Certains catholiques croient que l'exécution de sa mère, la catholique Marie Stuart, reine d'Écosse, l'encouragera à se convertir au catholicisme et les maisons royales catholiques d'Europe partagent également cet espoir. Jacques Ier reçoit un émissaire de l'archiduc catholique Albert des Pays-Bas méridionaux, souverain des territoires encore aux mains des catholiques après plus de trente ans de guerre avec la révolte des Néerlandais, protestants et soutenus par les Anglais. Il signera avec lui le traité de Londres le 18 août 1604.
Pour les catholiques anglais expatriés qui refusent d'accepter ce roi,
la restauration par la force d'une monarchie catholique est une possibilité intéressante, mais ils savent qu'après la tentative ratée d'invasion de l'Angleterre par les Espagnols en 1588, la papauté ne peut plus envisager qu'à long terme le retour d'un monarque catholique sur le trône d'Angleterre. Pour les opposants, il reste la possibilité d'un attentat.
À la fin du XVIe siècle,
plusieurs tentatives d'assassinat ont été menées par des catholiques contre des dirigeants protestants en Europe et même en Angleterre, dont notamment des projets visant à empoisonner Élisabeth Ire. Dans son livre Sur les rois et l'éducation des rois (1598), le jésuite Juan de Mariana justifie explicitement l'assassinat du roi de France Henri III, poignardé par un moine dominicain en 1589 ; jusque dans les années 1620, certains catholiques anglais estiment que le régicide est justifié pour supprimer les « tyrans au pouvoir ». Une grande partie des écrits politiques de Jacques Ier portent sur sa « préoccupation d'être assassiné par les catholiques et la réfutation de l'argument [catholique] selon lequel « la foi n'avait pas à être respectée avec les hérétiques ».

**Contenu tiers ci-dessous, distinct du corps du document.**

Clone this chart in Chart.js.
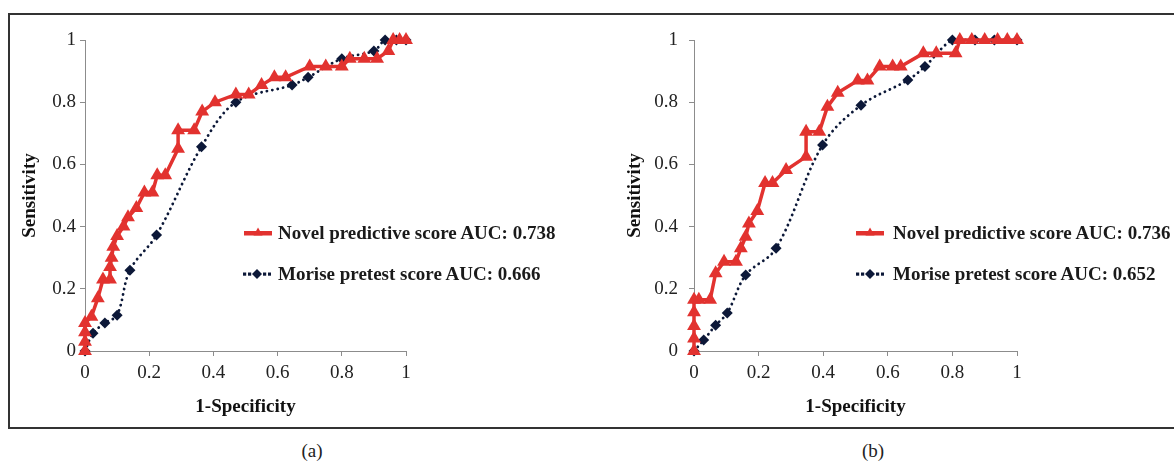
<!DOCTYPE html>
<html>
<head>
<meta charset="utf-8">
<script src="https://cdn.jsdelivr.net/npm/chart.js@4.4.1/dist/chart.umd.min.js"></script>
<style>
  body { margin: 0; background: #fff; font-family: "Liberation Serif", serif; }
  #wrap { position: relative; width: 1174px; height: 462px; overflow: hidden; }
  #frame { position: absolute; left: 8px; top: 13px; width: 1200px; height: 412px; border: 2px solid #333; }
  canvas { position: absolute; top: 0; }
  .cap { position: absolute; top: 440px; font-size: 19px; color: #222; width: 40px; text-align: center; margin-left: -20px; }
  .leg { position: absolute; font-weight: bold; font-size: 19px; line-height: 22px; color: #1a1a1a; white-space: nowrap; }
  .smp { position: absolute; width: 28px; height: 14px; }
</style>
</head>
<body>
<div id="wrap">
  <div id="frame"></div>
  <canvas id="chartA" width="580" height="440" style="left:0px"></canvas>
  <canvas id="chartB" width="564" height="440" style="left:610px"></canvas>

  <canvas class="smp" id="smpA1" width="28" height="14" style="left:244px;top:226px"></canvas>
  <div class="leg" style="left:278px;top:222px">Novel predictive score AUC: 0.738</div>
  <canvas class="smp" id="smpA2" width="28" height="14" style="left:243px;top:267px"></canvas>
  <div class="leg" style="left:278px;top:263px">Morise pretest score AUC: 0.666</div>

  <canvas class="smp" id="smpB1" width="28" height="14" style="left:856px;top:226px"></canvas>
  <div class="leg" style="left:893px;top:222px">Novel predictive score AUC: 0.736</div>
  <canvas class="smp" id="smpB2" width="28" height="14" style="left:856px;top:267px"></canvas>
  <div class="leg" style="left:893px;top:263px">Morise pretest score AUC: 0.652</div>

  <div class="cap" style="left:312px">(a)</div>
  <div class="cap" style="left:873px">(b)</div>
</div>

<script>
// ---- data ----
const ticks = [0, 0.2, 0.4, 0.6, 0.8, 1];

// panel (a)
const novelA_x = [0, 0, 0, 0, 0.02, 0.04, 0.056, 0.078, 0.078, 0.083, 0.088, 0.10, 0.12, 0.134, 0.16, 0.185, 0.21, 0.225, 0.25, 0.29, 0.29, 0.34, 0.365, 0.405, 0.47, 0.51, 0.55, 0.59, 0.625, 0.70, 0.75, 0.80, 0.825, 0.87, 0.91, 0.945, 0.96, 0.98, 1];
const novelA_y = [0, 0.03, 0.06, 0.09, 0.11, 0.17, 0.23, 0.23, 0.27, 0.30, 0.335, 0.37, 0.40, 0.43, 0.46, 0.51, 0.51, 0.565, 0.565, 0.65, 0.71, 0.71, 0.77, 0.80, 0.825, 0.825, 0.855, 0.88, 0.88, 0.915, 0.915, 0.915, 0.94, 0.94, 0.94, 0.965, 1, 1, 1];
const moriseA_x = [0, 0.025, 0.062, 0.10, 0.14, 0.223, 0.363, 0.47, 0.645, 0.695, 0.80, 0.90, 0.935, 0.97, 1];
const moriseA_y = [0, 0.057, 0.09, 0.115, 0.26, 0.373, 0.657, 0.80, 0.855, 0.88, 0.94, 0.965, 1, 1, 1];

// panel (b)
const novelB_x = [0, 0, 0, 0, 0, 0.015, 0.05, 0.067, 0.093, 0.13, 0.145, 0.16, 0.17, 0.196, 0.22, 0.243, 0.285, 0.347, 0.347, 0.388, 0.413, 0.445, 0.507, 0.537, 0.575, 0.615, 0.64, 0.71, 0.75, 0.81, 0.823, 0.86, 0.90, 0.94, 0.97, 1];
const novelB_y = [0, 0.04, 0.08, 0.125, 0.165, 0.165, 0.165, 0.25, 0.287, 0.287, 0.33, 0.367, 0.41, 0.45, 0.54, 0.54, 0.582, 0.625, 0.705, 0.705, 0.785, 0.83, 0.87, 0.87, 0.915, 0.915, 0.915, 0.957, 0.957, 0.957, 1, 1, 1, 1, 1, 1];
const moriseB_x = [0, 0.03, 0.067, 0.103, 0.16, 0.254, 0.398, 0.517, 0.662, 0.715, 0.80, 0.87, 0.93, 1];
const moriseB_y = [0, 0.035, 0.083, 0.122, 0.244, 0.33, 0.662, 0.79, 0.871, 0.915, 1, 1, 1, 1];

const RED = '#e2322f';
const NAVY = '#0c1838';
const AXIS = '#8c8c8c';
const FONT = '"Liberation Serif", "Times New Roman", serif';

function zip(xs, ys) {
    return xs.map((x, i) => ({ x: x, y: ys[i] }));
}

function novelSet(xs, ys) {
    return {
        data: zip(xs, ys),
        borderColor: RED,
        backgroundColor: RED,
        borderWidth: 3.5,
        pointStyle: 'triangle',
        pointRadius: 8,
        pointBorderWidth: 0,
        tension: 0,
        order: 1
    };
}

function moriseSet(xs, ys) {
    return {
        data: zip(xs, ys),
        borderColor: NAVY,
        backgroundColor: NAVY,
        borderWidth: 2.8,
        borderDash: [0.1, 5.4],
        borderCapStyle: 'round',
        pointStyle: 'rectRot',
        pointRadius: 5.5,
        pointBorderWidth: 0,
        tension: 0.35,
        order: 2
    };
}

function axisOpts(title, isY, boxSize, labelPad, titlePad) {
    return {
        type: 'linear',
        min: 0,
        max: 1,
        afterBuildTicks: s => { s.ticks = ticks.map(v => ({ value: v })); },
        afterFit: s => { if (isY) s.width = boxSize; else s.height = boxSize; },
        border: { display: true, color: AXIS, width: 1 },
        grid: { drawOnChartArea: false, drawTicks: true, tickLength: 5, color: AXIS },
        ticks: {
            padding: labelPad,
            color: '#222',
            font: { family: FONT, size: 19 },
            maxRotation: 0,
            callback: v => String(Math.round(v * 10) / 10)
        },
        title: {
            display: true,
            text: title,
            color: '#111',
            font: { family: FONT, size: 19, weight: 'bold' },
            padding: titlePad
        }
    };
}

function makeChart(id, novel, morise, yBox, yLabelPad, yTitlePad, padRight) {
    return new Chart(document.getElementById(id), {
        type: 'scatter',
        data: { datasets: [novel, morise] },
        options: {
            responsive: false,
            animation: false,
            showLine: true,
            clip: false,
            layout: { padding: { left: 0, top: 40, right: padRight, bottom: 20 } },
            plugins: { legend: { display: false }, tooltip: { enabled: false } },
            scales: {
                x: axisOpts('1-Specificity', false, 69, 6, { top: 0, bottom: 1.5 }),
                y: axisOpts('Sensitivity', true, yBox, yLabelPad, { top: yTitlePad, bottom: 0 })
            }
        }
    });
}

makeChart('chartA', novelSet(novelA_x, novelA_y), moriseSet(moriseA_x, moriseA_y), 85, 4, 18.5, 174);
makeChart('chartB', novelSet(novelB_x, novelB_y), moriseSet(moriseB_x, moriseB_y), 84, 11, 13.5, 157);

// legend samples
function drawSample(id, type) {
    const ctx = document.getElementById(id).getContext('2d');
    if (type === 'novel') {
        ctx.fillStyle = RED;
        ctx.fillRect(0, 5, 28, 4.5);
        ctx.beginPath();
        ctx.moveTo(14, 1.5); ctx.lineTo(18.5, 9.5); ctx.lineTo(9.5, 9.5); ctx.closePath();
        ctx.fill();
    } else {
        ctx.fillStyle = NAVY;
        [1.5, 6.5, 21.5, 26.5].forEach(x => ctx.fillRect(x - 1.5, 5.5, 3.2, 3.2));
        ctx.beginPath();
        ctx.moveTo(14, 2); ctx.lineTo(19, 7); ctx.lineTo(14, 12); ctx.lineTo(9, 7); ctx.closePath();
        ctx.fill();
    }
}
drawSample('smpA1', 'novel');
drawSample('smpA2', 'morise');
drawSample('smpB1', 'novel');
drawSample('smpB2', 'morise');
</script>
</body>
</html>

Le 19 février 1604, peu de temps après avoir découvert grâce à un de ses espions, Sir Anthony Standen, que la
reine Anne a reçu un chapelet du pape, Jacques Ier change de comportement et déclare l'Église catholique hors-la-loi. Trois jours plus tard, il ordonne à tous les jésuites et autres prêtres catholiques de quitter le pays, et réimpose le
recouvrement des amendes pour les réfractaires. Le roi change de comportement en raison de l'inquiétude des catholiques anglais de voir s'établir une union anglo-écossaise.
Il nomme des
nobles écossais presbytériens à sa cour, tels que George Home, ce qui est mal accueilli tant par les catholiques que par le Parlement d'Angleterre. Certains membres du Parlement affirment clairement que, à leur avis, « l’écoulement du peuple venant des régions du Nord » est importun et comparent les Écossais à « des plantes qui sont transportées de la toundra vers une région plus fertile ». Le mécontentement augmente encore lorsque le roi permet à des nobles écossais de
récupérer les amendes des réfractaires catholiques.